Figures libres. Conversation entre Europe et Chine
Jusqu’au 18 juin, Huang Yong Ping expose à Paris son œuvre la plus récente, Empires, au Grand Palais, pour la septième édition de « Monumenta ». Cet artiste d’envergure mondiale vit et travaille en France depuis 1989, et se considère comme n’étant plus tout à fait chinois, sans être toutefois complètement occidental. La lecture des philosophes européens – notamment Kant, Nietzsche et Wittgenstein – a marqué sa création, ainsi que nombre de classiques chinois.
De son côté, le philosophe François Jullien, parti en Chine très jeune, après ses études à l’Ecole normale supérieure de la rue d’Ulm, est allé là chercher un « ailleurs » total, linguistique et intellectuel, pour tenter d’ébranler les modes de réflexion hérités des Grecs. Auteur d’une œuvre atypique et considérable, il s’intéresse vivement à l’esthétique, où il repère un authentique travail de pensée. Ces deux voyageurs, habitués l’un et l’autre aux écarts entre cultures, ont donc matière à converser – en chinois comme en français.
Leur brève rencontre, organisée par Donatien Grau, est attachante par sa singularité et par sa densité. En peu de pages, reproduites en trois versions (chinoise, française, anglaise), se trouvent évoquées clairement, par le truchement des propos croisés du philosophe et de l’artiste, l’étrange fécondité du va-et-vient entre les cultures, les stratégies requises par l’exploration de leurs écarts, les possibilités que chaque langue ouvre ou ferme tour à tour. Sont également scrutés certains termes chinois qui se révèlent intraduisibles, car leurs équivalents habituels en français – « fadeur », « tension », « grande image », par exemple – ne fournissent que des approximations trompeuses.
Traversée des ignorances
Sans en avoir l’air, car en surface tout paraît calme et lisse, ce petit livre fait subtilement bouger le socle de nos pensées. Huang Yong Ping rapproche carrément l’esprit du mouvement Dada et celui du zen – ce qui, au premier regard, n’a rien d’évident. François Jullien cisèle une formule qui mériterait d’être gravée au fronton des écoles : « Dès qu’on est philosophe, on est autodidacte en philosophie. »
De proche en proche, ce que l’un comme l’autre enseignent, c’est finalement une forme de non-savoir, une façon de désapprendre plutôt que d’accumuler des connaissances sédimentées. Cette traversée des ignorances est aidée, voire permise, par le jeu constant de l’écart entre les langues, comme entre les paroles et les œuvres. Quand Huang Yong Ping ne sait pas comment exprimer une notion chinoise en français, François Jullien montre combien son expression chinoise délivre en fait un sens qui se dérobe à la langue de Molière. Et l’artiste souligne, pour sa part, combien les créations s’expriment par les formes, non par les mots. Vains sont les commentaires, grande est leur étrangeté, pour celui qui crée.

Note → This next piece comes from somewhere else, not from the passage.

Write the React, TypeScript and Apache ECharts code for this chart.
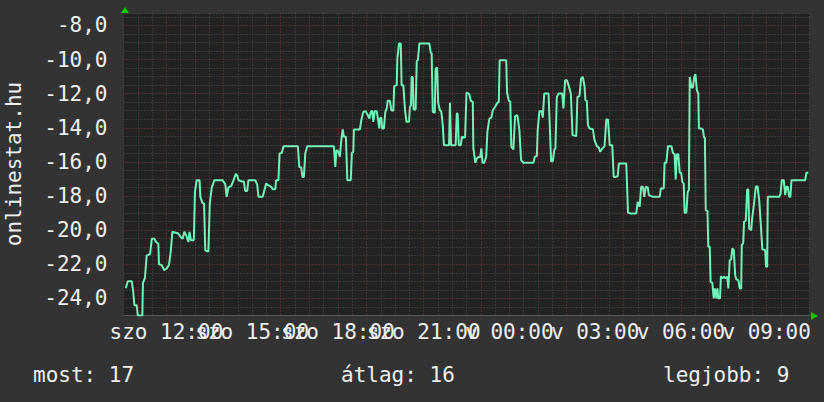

On se souvient peut-être que Paul Claudel, en 1935, publiait ses réflexions sur la guerre sous le titre Conversations dans le Loir-et-Cher. Au millénaire suivant, une mondialisation plus tard, la conversation de François Jullien et Huang Yong Ping se tient entre Europe et Chine, pas au fond de nos campagnes. Elle convoque deux interlocuteurs réels, non des figures de fiction. Le philosophe et l’artiste s’interrogent sur le marché de l’art et sur celui des idées, sur le mythe de l’engagement et les marges de manœuvre qui restent. C’est actuel, inattendu, vivant.
Nos mondes en langues. Conversation, de Huang Yong Ping et François Jullien, préparé par Donatien Grau, traduit du chinois au français et du français au chinois par Esther Lin, du chinois à l’anglais par Canaan Morse, du français à l’anglais par Pedro Rodriguez, Klincksieck, 160 p., 25,90 €.